Our elections are increasingly looking like a well-rehearsed horror script and that cannot bode well for our fragile states.
Our politicians must understand that political power only gives them a false sense of security and cannot save them from the wrath of the people. The intensity of our political cycles is a testament to the desperation of our elite to escape the hopelessness they have created in the larger society. Their only saviour lies in their ability to deliver the dividends of democracy.
Democracy can only survive in a climate of opportunities and the time has come for our politicians to focus on creating opportunities for the teeming mass of youth. Democracy will endure only when it's dividends become self-evident.

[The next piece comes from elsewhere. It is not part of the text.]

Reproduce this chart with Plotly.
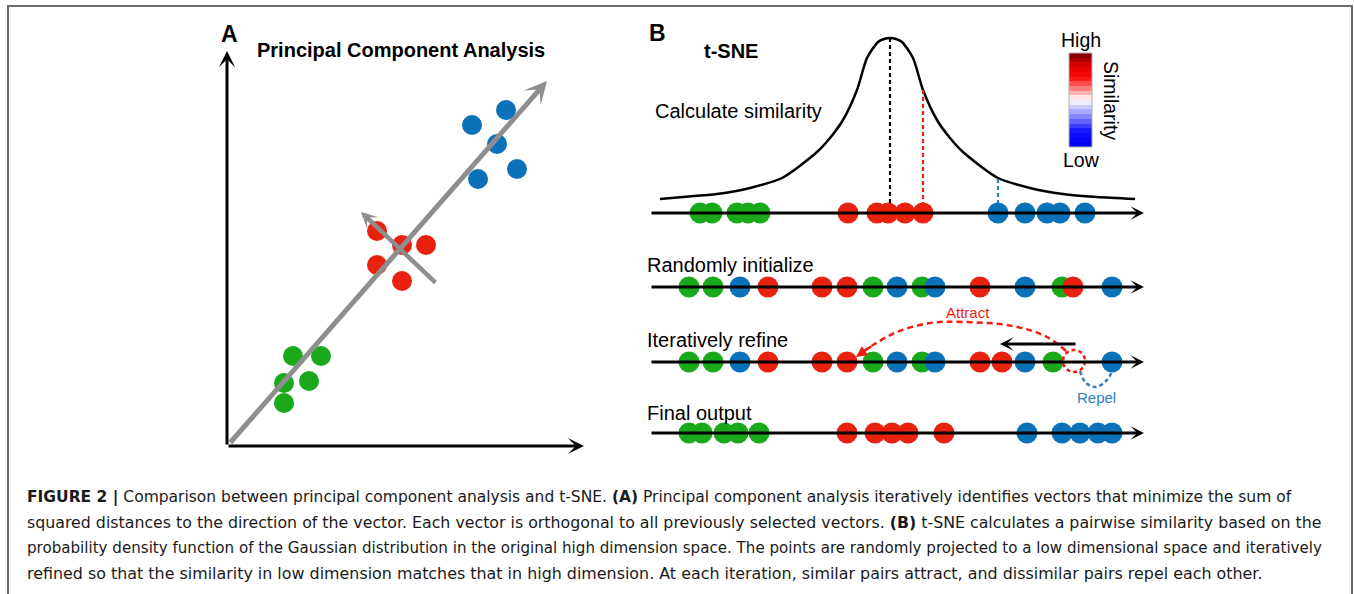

The results of Ghana's 2020 elections points to an eventually divided nation.
For now, the spectre of a hung parliament stares us in the face. Without an absolute majority, the ruling party would have to reach out to the opposition, something that can only advance consensus building, something that can only bode well for our highly polarised country.
The two main parties should focus on policy formulation and stop the constant angling for power for the sake of power.
A country that is always in an election mood can expect nothing but a tensed environment. There is a time for elections, and a time to govern and our politicians must learn to focus more on the latter and not the former. the vain quest for power without an attendant desire to use the power of the state to advance progress is simply unsustainable.
For now one can only hope that the aftermath of election 2020 in Ghana will be handled with tact with the Country's stability as an overriding concern. Ghana is bigger than any of the two main political parties.
The next few weeks will test the resolve of Ghanaians to live in peace. We can only hope good sense prevails at the end of the day.